■ TASK TO COMPLETE
Leave out the pictures, and retype only the lines from the beginning of the material through the line that contains "plt.rcParams['font.family'] = ['Liberation", including both.

** start DATA **

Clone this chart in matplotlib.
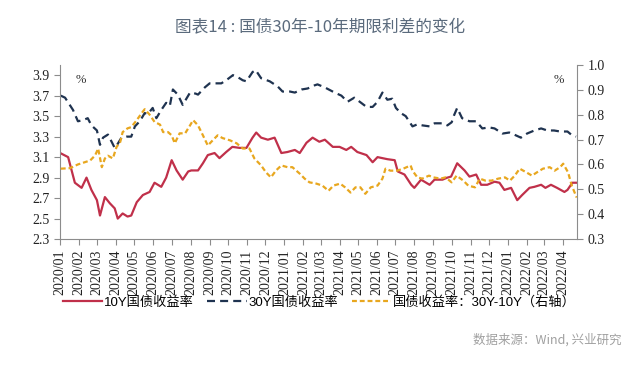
import pandas as pd
import matplotlib.pyplot as plt
import matplotlib.dates as mdates

plt.rcParams['font.family'] = ['Liberation Serif', 'Noto Sans CJK SC']

# 10Y government bond yield (%), left axis
y10_dates = ['2020-01-01', '2020-01-14', '2020-01-25', '2020-02-05', '2020-02-13', '2020-02-21',
             '2020-03-01', '2020-03-06', '2020-03-14', '2020-03-22', '2020-03-30', '2020-04-04',
             '2020-04-12', '2020-04-20', '2020-04-26', '2020-05-05', '2020-05-15', '2020-05-26',
             '2020-06-03', '2020-06-14', '2020-06-22', '2020-07-01', '2020-07-09', '2020-07-19',
             '2020-07-28', '2020-08-02', '2020-08-13', '2020-08-21', '2020-08-29', '2020-09-09',
             '2020-09-17', '2020-09-28', '2020-10-08', '2020-10-20', '2020-10-31', '2020-11-10',
             '2020-11-16', '2020-11-24', '2020-12-05', '2020-12-16', '2020-12-27', '2021-01-06',
             '2021-01-18', '2021-01-26', '2021-02-06', '2021-02-16', '2021-02-27', '2021-03-08',
             '2021-03-21', '2021-04-01', '2021-04-12', '2021-04-20', '2021-04-30', '2021-05-15',
             '2021-05-25', '2021-06-02', '2021-06-10', '2021-06-18', '2021-06-30', '2021-07-05',
             '2021-07-16', '2021-07-27', '2021-08-01', '2021-08-12', '2021-08-26', '2021-09-03',
             '2021-09-16', '2021-09-24', '2021-09-30', '2021-10-10', '2021-10-22', '2021-10-30',
             '2021-11-10', '2021-11-18', '2021-11-28', '2021-12-10', '2021-12-18', '2021-12-26',
             '2022-01-06', '2022-01-16', '2022-01-24', '2022-02-05', '2022-02-13', '2022-02-24',
             '2022-03-03', '2022-03-12', '2022-03-22', '2022-04-03', '2022-04-08', '2022-04-16',
             '2022-04-22']
y10 = [3.14, 3.10, 2.85, 2.80, 2.90, 2.78,
       2.68, 2.53, 2.71, 2.65, 2.60, 2.50,
       2.55, 2.52, 2.53, 2.66, 2.73, 2.76,
       2.85, 2.81, 2.90, 3.07, 2.97, 2.88,
       2.96, 2.97, 2.97, 3.04, 3.12, 3.14,
       3.09, 3.15, 3.20, 3.19, 3.19, 3.29,
       3.34, 3.29, 3.27, 3.29, 3.14, 3.15,
       3.17, 3.14, 3.24, 3.29, 3.25, 3.27,
       3.20, 3.20, 3.17, 3.20, 3.15, 3.12,
       3.05, 3.10, 3.09, 3.08, 3.07, 2.96,
       2.93, 2.83, 2.80, 2.88, 2.83, 2.88,
       2.88, 2.90, 2.91, 3.04, 2.97, 2.91,
       2.93, 2.83, 2.83, 2.86, 2.85, 2.78,
       2.80, 2.68, 2.73, 2.80, 2.81, 2.83,
       2.80, 2.83, 2.80, 2.76, 2.78, 2.85,
       2.85]

# 30Y government bond yield (%), left axis
y30_dates = ['2020-01-02', '2020-01-09', '2020-01-22', '2020-01-30', '2020-02-07', '2020-02-15',
             '2020-02-21', '2020-03-01', '2020-03-06', '2020-03-11', '2020-03-19', '2020-03-25',
             '2020-03-30', '2020-04-04', '2020-04-10', '2020-04-18', '2020-04-26', '2020-05-02',
             '2020-05-10', '2020-05-18', '2020-05-23', '2020-05-31', '2020-06-06', '2020-06-14',
             '2020-06-22', '2020-06-28', '2020-07-03', '2020-07-11', '2020-07-19', '2020-07-27',
             '2020-07-31', '2020-08-09', '2020-08-13', '2020-08-24', '2020-09-01', '2020-09-11',
             '2020-09-20', '2020-09-28', '2020-10-09', '2020-10-17', '2020-10-25', '2020-10-31',
             '2020-11-10', '2020-11-15', '2020-11-24', '2020-12-08', '2020-12-21', '2020-12-29',
             '2021-01-10', '2021-01-18', '2021-01-29', '2021-02-08', '2021-02-19', '2021-02-24',
             '2021-03-08', '2021-03-24', '2021-04-04', '2021-04-14', '2021-04-25', '2021-05-04',
             '2021-05-15', '2021-05-25', '2021-06-02', '2021-06-10', '2021-06-18', '2021-06-26',
             '2021-07-02', '2021-07-10', '2021-07-18', '2021-07-29', '2021-08-06', '2021-08-14',
             '2021-08-26', '2021-09-03', '2021-09-16', '2021-09-24', '2021-10-01', '2021-10-05',
             '2021-10-10', '2021-10-18', '2021-10-30', '2021-11-10', '2021-11-20', '2021-12-01',
             '2021-12-10', '2021-12-23', '2022-01-03', '2022-01-11', '2022-01-22', '2022-02-01',
             '2022-02-13', '2022-02-24', '2022-03-06', '2022-03-17', '2022-03-27', '2022-04-08',
             '2022-04-14', '2022-04-22']
y30 = [3.70, 3.68, 3.56, 3.45, 3.46, 3.48,
       3.41, 3.36, 3.22, 3.29, 3.32, 3.25,
       3.19, 3.23, 3.29, 3.30, 3.30, 3.40,
       3.45, 3.53, 3.52, 3.58, 3.48, 3.56,
       3.63, 3.60, 3.76, 3.71, 3.61, 3.69,
       3.73, 3.72, 3.71, 3.78, 3.82, 3.82,
       3.82, 3.85, 3.90, 3.88, 3.85, 3.84,
       3.93, 3.95, 3.87, 3.84, 3.79, 3.74,
       3.74, 3.73, 3.76, 3.77, 3.80, 3.81,
       3.78, 3.73, 3.70, 3.64, 3.68, 3.64,
       3.59, 3.59, 3.64, 3.73, 3.66, 3.67,
       3.58, 3.53, 3.50, 3.40, 3.42, 3.41,
       3.40, 3.43, 3.43, 3.41, 3.44, 3.51,
       3.58, 3.48, 3.45, 3.45, 3.38, 3.39,
       3.38, 3.33, 3.34, 3.32, 3.29, 3.33,
       3.36, 3.38, 3.36, 3.36, 3.35, 3.35,
       3.32, 3.30]

# 30Y-10Y spread (%), right axis
spread_dates = ['2020-01-02', '2020-01-17', '2020-01-30', '2020-02-19', '2020-02-27', '2020-03-03',
                '2020-03-09', '2020-03-14', '2020-03-19', '2020-03-27', '2020-04-02', '2020-04-08',
                '2020-04-12', '2020-04-20', '2020-04-26', '2020-05-05', '2020-05-13', '2020-05-18',
                '2020-05-26', '2020-06-03', '2020-06-12', '2020-06-17', '2020-06-25', '2020-07-01',
                '2020-07-06', '2020-07-14', '2020-07-23', '2020-07-31', '2020-08-05', '2020-08-13',
                '2020-08-21', '2020-08-29', '2020-09-06', '2020-09-14', '2020-09-22', '2020-10-04',
                '2020-10-15', '2020-10-25', '2020-11-05', '2020-11-13', '2020-11-24', '2020-12-02',
                '2020-12-10', '2020-12-18', '2020-12-27', '2021-01-06', '2021-01-14', '2021-01-26',
                '2021-02-03', '2021-02-11', '2021-02-22', '2021-03-04', '2021-03-14', '2021-03-22',
                '2021-04-02', '2021-04-10', '2021-04-19', '2021-04-27', '2021-05-05', '2021-05-13',
                '2021-05-22', '2021-06-02', '2021-06-10', '2021-06-15', '2021-06-23', '2021-07-04',
                '2021-07-14', '2021-07-26', '2021-07-29', '2021-08-06', '2021-08-14', '2021-08-25',
                '2021-09-01', '2021-09-13', '2021-09-21', '2021-10-01', '2021-10-09', '2021-10-20',
                '2021-10-28', '2021-11-08', '2021-11-16', '2021-11-25', '2021-12-05', '2021-12-16',
                '2021-12-27', '2022-01-04', '2022-01-12', '2022-01-20', '2022-01-31', '2022-02-09',
                '2022-02-17', '2022-02-27', '2022-03-10', '2022-03-18', '2022-03-27', '2022-04-01',
                '2022-04-09', '2022-04-15', '2022-04-23']
spread = [0.583, 0.585, 0.600, 0.616, 0.636, 0.664,
          0.589, 0.624, 0.635, 0.624, 0.670, 0.690,
          0.730, 0.745, 0.750, 0.778, 0.806, 0.822,
          0.800, 0.771, 0.760, 0.730, 0.730, 0.717,
          0.685, 0.725, 0.725, 0.757, 0.778, 0.757,
          0.717, 0.676, 0.697, 0.717, 0.706, 0.697,
          0.685, 0.664, 0.664, 0.624, 0.596, 0.568,
          0.548, 0.575, 0.596, 0.589, 0.589, 0.563,
          0.543, 0.528, 0.523, 0.515, 0.494, 0.515,
          0.523, 0.508, 0.487, 0.508, 0.508, 0.482,
          0.508, 0.515, 0.543, 0.583, 0.575, 0.575,
          0.583, 0.596, 0.575, 0.548, 0.543, 0.555,
          0.548, 0.543, 0.548, 0.528, 0.555, 0.535,
          0.515, 0.508, 0.543, 0.535, 0.535, 0.543,
          0.548, 0.535, 0.555, 0.583, 0.568, 0.555,
          0.568, 0.583, 0.589, 0.575, 0.589, 0.603,
          0.568, 0.515, 0.467]

red = '#c0304a'
navy = '#1f3350'
gold = '#e8a71f'
spine_c = '#8c8c8c'

fig = plt.figure(figsize=(6.4, 3.73), dpi=100)
ax = fig.add_axes([0.094, 0.359, 0.808, 0.467])
ax2 = ax.twinx()

ax.plot(pd.to_datetime(y10_dates), y10, color=red, lw=1.6, label='10Y国债收益率')
ax.plot(pd.to_datetime(y30_dates), y30, color=navy, lw=1.6, dashes=(3.6, 2.3),
        label='30Y国债收益率')
ax2.plot(pd.to_datetime(spread_dates), spread, color=gold, lw=1.6, dashes=(2.2, 1.3),
         label='国债收益率：30Y-10Y（右轴）')

ax.set_ylim(2.3, 4.0)
ax.set_yticks([2.3, 2.5, 2.7, 2.9, 3.1, 3.3, 3.5, 3.7, 3.9])
ax2.set_ylim(0.3, 1.0)
ax2.set_yticks([0.3, 0.4, 0.5, 0.6, 0.7, 0.8, 0.9, 1.0])
ax.set_xlim(pd.Timestamp('2020-01-01'), pd.Timestamp('2022-04-24'))
ax.xaxis.set_major_locator(mdates.MonthLocator())
ax.xaxis.set_major_formatter(mdates.DateFormatter('%Y/%m'))
for lbl in ax.get_xticklabels():
    lbl.set_rotation(90)

for a in (ax, ax2):
    a.spines['top'].set_visible(False)
    for s in ('left', 'right', 'bottom'):
        a.spines[s].set_color(spine_c)
    a.tick_params(colors=spine_c, labelcolor='#222222', labelsize=10, length=4)
ax.spines['right'].set_visible(False)
ax2.spines['left'].set_visible(False)
ax2.spines['bottom'].set_visible(False)

ax.text(0.03, 0.95, '%', transform=ax.transAxes, fontsize=9, color='#333333', va='top')
ax2.text(0.955, 0.95, '%', transform=ax.transAxes, fontsize=9, color='#333333', va='top')

h1, l1 = ax.get_legend_handles_labels()
h2, l2 = ax2.get_legend_handles_labels()
fig.legend(h1 + h2, l1 + l2, loc='center', bbox_to_anchor=(0.499, 0.19), ncol=3,
           frameon=False, handlelength=3.0, columnspacing=1.0, handletextpad=0.15,
           prop={'family': ['Liberation Sans', 'Noto Sans CJK SC'], 'size': 9.5})

fig.text(0.5, 0.925, '图表14 : 国债30年-10年期限利差的变化', ha='center', va='center',
         fontsize=12, color='#5b6b7d', family=['Noto Sans CJK SC'], weight='medium')
fig.text(0.972, 0.088, '数据来源：Wind, 兴业研究', ha='right', va='center',
         fontsize=9, color='#a0a0a0', family=['Noto Sans CJK SC'])

fig.savefig('out.png', dpi=100, facecolor='white')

** end DATA **

■ TASK RESULT
Clone this chart in matplotlib.
import pandas as pd
import matplotlib.pyplot as plt
import matplotlib.dates as mdates

plt.rcParams['font.family'] = ['Liberation Serif', 'Noto Sans CJK SC']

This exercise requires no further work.